Many teams can LEGALLY cause confusion using this system. For example, since many QBs will NEVER play a snap on defense or special teams, they will share a low-digit number with a defensive back. Sometimes this defensive back plays on special teams and it can appear like the QB is back to return a punt or kickoff. Now in reality a coach would realize that the QB isn’t going to be back there…but who’s to say he can’t be?  Denard Robinson went back to return a kick for Michigan a few weeks ago. Now he doesn’t share a number with a typical kick returner, but what if he did?  That deception can go from a team thinking the typical returner is out there to now a guy who can throw it literally 50 yards from sideline to sideline.

South Carolina may have used this jersey paradox to the best possible advantage back in 2009 and 2010. During that time, starting QB Stephen Garcia and CB Stephon Gilmore both wore #5 on their uniform.  Gilmore was used as a wildcat quarterback for multiple games over that two year stretch. Can you imagine the confusion when there’s a different player taking the snap but he’s wearing the same number as the previous play’s QB? Confusing, yes. Legal, yes, since at no time were both players on the field together for the same play.

If used properly, the duplicate number thing can be a strategy well-used by coaches. To me, it’s just a cheap trick (no How I Met Your Mother references here…) to deceive an opponent.
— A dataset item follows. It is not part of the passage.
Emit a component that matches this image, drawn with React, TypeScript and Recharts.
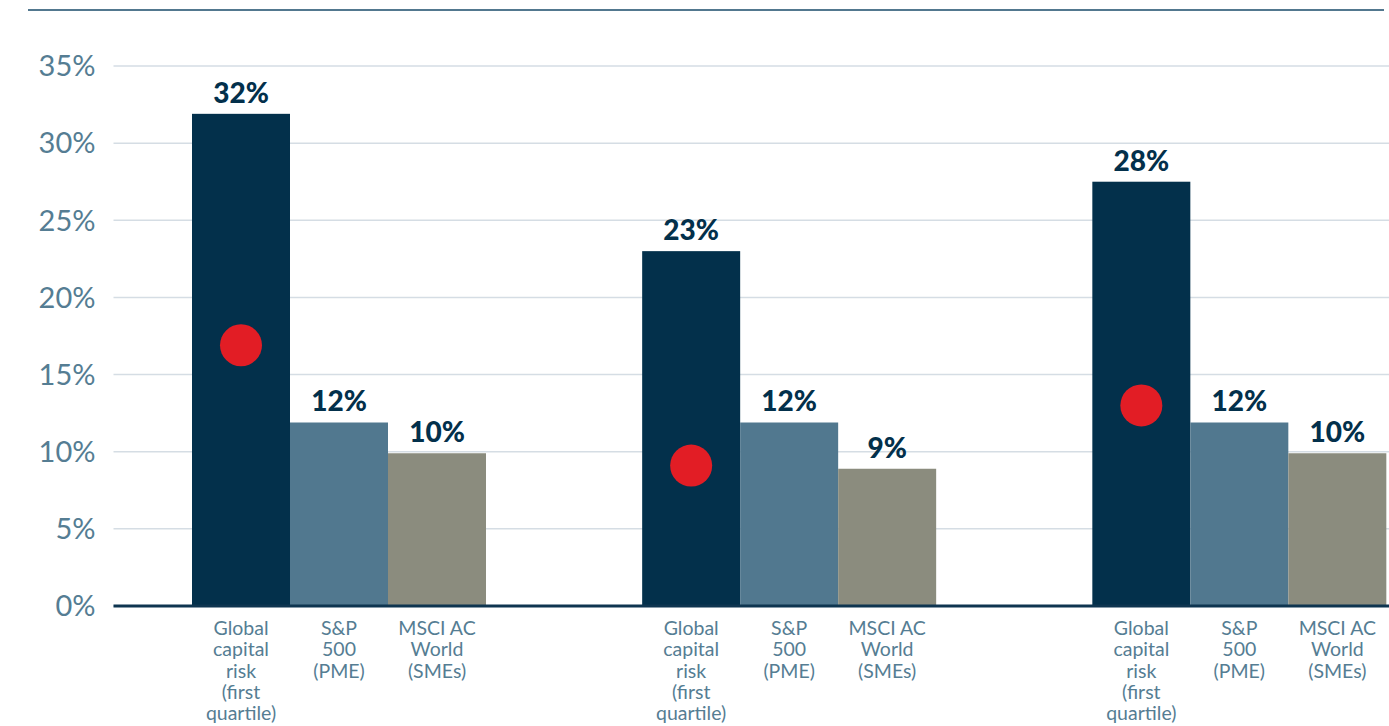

I’d rather have each player be given a specific number and not care if a QB is wearing #39. That way you don’t have intentional deceptions and you don’t have possibly game-altering penalties for something that honestly causes no disruption to the play on the field (as the Pitt-Notre Dame game could have been).  It’s a rule of the game that doesn’t make sense, and I hope they just get rid of it.


  1. In fact, Golson and Te'o both wore #5 vs Boston College and two players wore #6.

  2. But never were on the field together at same time. Thus, not a penalty!